Arno Schmidt was born January 18, 1914, in Hamburg and grew up in a working-class neighborhood. At four years old the son of a police officer was already able to read. In 1928 when his father died, he and his mother and sister moved to Lauban in Silesia, the birthplace of his mother, today a part of Poland. After graduating from high school he worked as an apprentice and warehouse clerk in the Greiffenberger textile factory. He met Alice Murawski there and they married in 1937. Both devoted themselves exclusively to Arno’s writing. In 1939 he was drafted into the artillery and stationed in Norway in 1942; he was captured by the English in 1945 and let out that same year in November.

 

After the war Alice and Arno Schmidt moved into the “Mühlenhof” in Cordingen near Fallingbostel. His sister sent the destitute relatives care packages from the US. In the postwar period Schmidt worked as a translator, and by the end of the ’40s as a freelance writer. In 1949 he debuted with the volume of stories Leviathan, which was awarded with the grand prize of the Mainzer Academy in 1950. To earn a living he translated and wrote for newspapers and radio. In 1950 the Schmidts moved to Gau-Bickelheim in Rheinhessen and in 1951 to Kastel on the Saar. In 1953 Aus dem Leben eines Fauns and Die Umsiedler were published.
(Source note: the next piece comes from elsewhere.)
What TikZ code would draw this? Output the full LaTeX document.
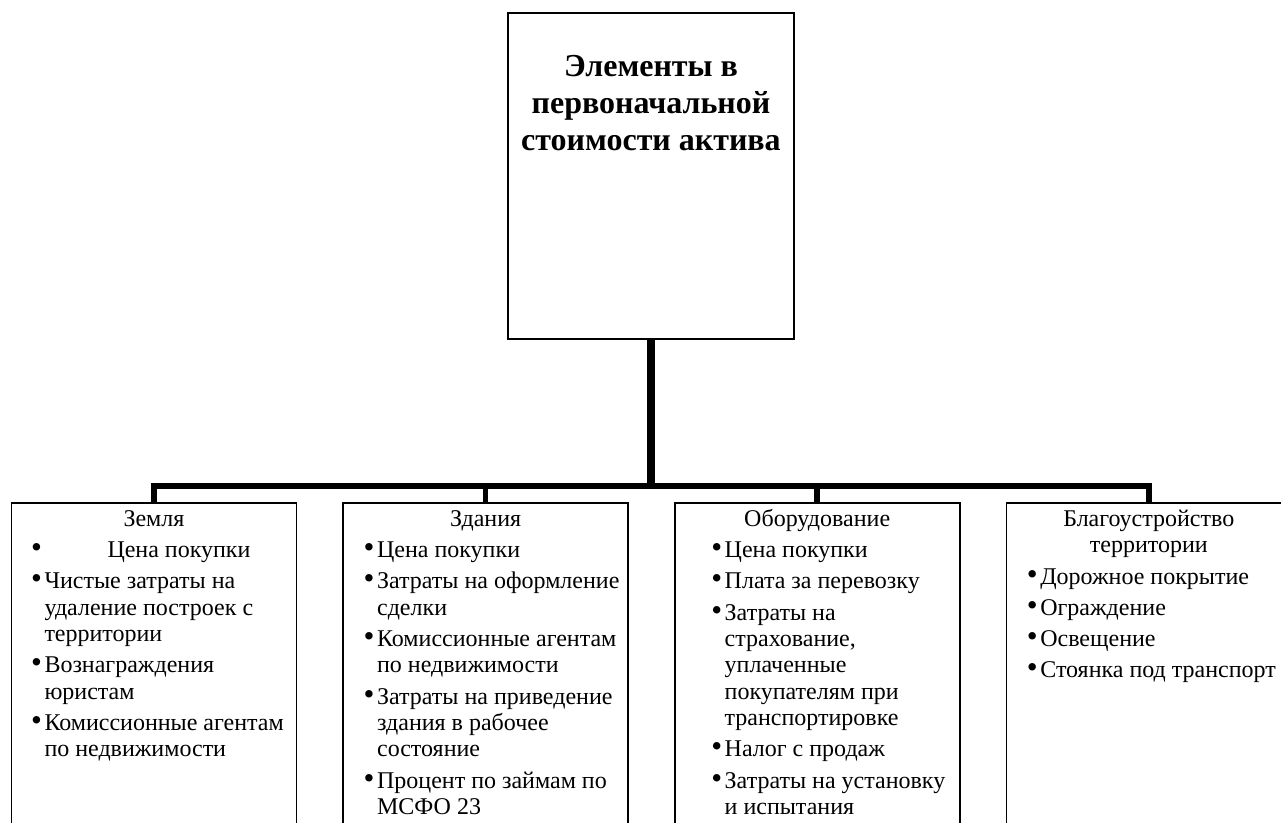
\documentclass[tikz,border=0pt]{standalone}
\usepackage{fontspec}
\setmainfont{Liberation Serif}
\usepackage{tikz}
\tikzstyle{tcell} = [rectangle, draw, line width=1pt, inner sep=0pt]
\tikzstyle{bcell} = [rectangle, draw, line width=0.8pt, inner sep=0pt]
\tikzstyle{trunk} = [draw, line width=3.75pt]
\tikzstyle{bus} = [draw, line width=2.75pt, line join=miter]

\newlength{\pntin}
\newcommand{\pnt}[1]{\par\hangindent=\dimexpr\pntin+5.5pt\relax\hangafter=1\noindent\hspace*{\dimexpr\pntin-1.2pt\relax}\makebox[6.7pt][l]{\fontsize{15.5}{13.2}\selectfont\textbullet}#1}
\newcommand{\ttl}[1]{{\centering\strut #1\par}}
\newcommand{\cellbody}[2]{\parbox[t][170pt][t]{142.5pt}{\setlength{\pntin}{#1}\fontsize{12}{13.2}\selectfont\parskip=2.4pt\raggedright\vspace*{0.2pt}#2}}

\begin{document}
\begin{tikzpicture}[x=0.5pt, y=-0.5pt, node distance=165.8pt]
    \useasboundingbox (0,0) rectangle (1281,823);

    \node[tcell](top) at (651,176){\parbox[t][163pt][t]{143pt}{\centering\fontsize{16}{18.7}\selectfont\bfseries
        \vspace*{21pt}Элементы в\\первоначальной\\стоимости актива}};

    \node[bcell, anchor=north](land) at (154,502){\cellbody{11pt}{%
        \ttl{Земля}
        \pnt{\hspace*{31.5pt}Цена покупки}
        \pnt{Чистые затраты на\newline удаление построек с\newline территории}
        \pnt{Вознаграждения\newline юристам}
        \pnt{Комиссионные агентам\newline по недвижимости}}};
    \node[bcell, right of=land](bldg){\cellbody{11.5pt}{%
        \ttl{Здания}
        \pnt{Цена покупки}
        \pnt{Затраты на оформление\newline сделки}
        \pnt{Комиссионные агентам\newline по недвижимости}
        \pnt{Затраты на приведение\newline здания в рабочее\newline состояние}
        \pnt{Процент по займам по\newline МСФО 23}}};
    \node[bcell, right of=bldg](equip){\cellbody{19.5pt}{%
        \ttl{Оборудование}
        \pnt{Цена покупки}
        \pnt{Плата за перевозку}
        \pnt{Затраты на\newline страхование,\newline уплаченные\newline покупателям при\newline транспортировке}
        \pnt{Налог с продаж}
        \pnt{Затраты на установку\newline и испытания}}};
    \node[bcell, right of=equip](impr){\cellbody{11.5pt}{%
        \ttl{Благоустройство\\территории}
        \pnt{Дорожное покрытие}
        \pnt{Ограждение}
        \pnt{Освещение}
        \pnt{Стоянка под транспорт}}};

    % connectors
    \coordinate (hub) at (651,486);
    \path[trunk] (top.south) -- (hub);
    \path[bus] (land.north) |- (hub) -| (impr.north);
    \path[bus] (bldg.north) -- (bldg.north |- hub);
    \path[bus] (equip.north) -- (equip.north |- hub);
\end{tikzpicture}
\end{document}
In 1958 Alice and Arno Schmidt changed location for the last time as they moved to Bargfeld in Lower Saxony.

 

In 1964 Schmidt won the Berlin Fontane Prize and in 1965 the “Große Ehrengabe des Kulturkreises im Bundesverband der deutschen Industrie” (Great Award of the Cultural Committee of the Federation of German Industry). Schmidt withdrew for many years to finish his opus: in 1970 Zettel’s Traum was published. The city of Frankfurt awarded him the Goethe Prize in 1973. In 1979 Arno Schmidt died following a stroke at the age of 65. Alice Schmidt and Jan Philupp Reemstma founded the Arno Schmidt Foundation in 1981. Alice Schmidt died in 1983.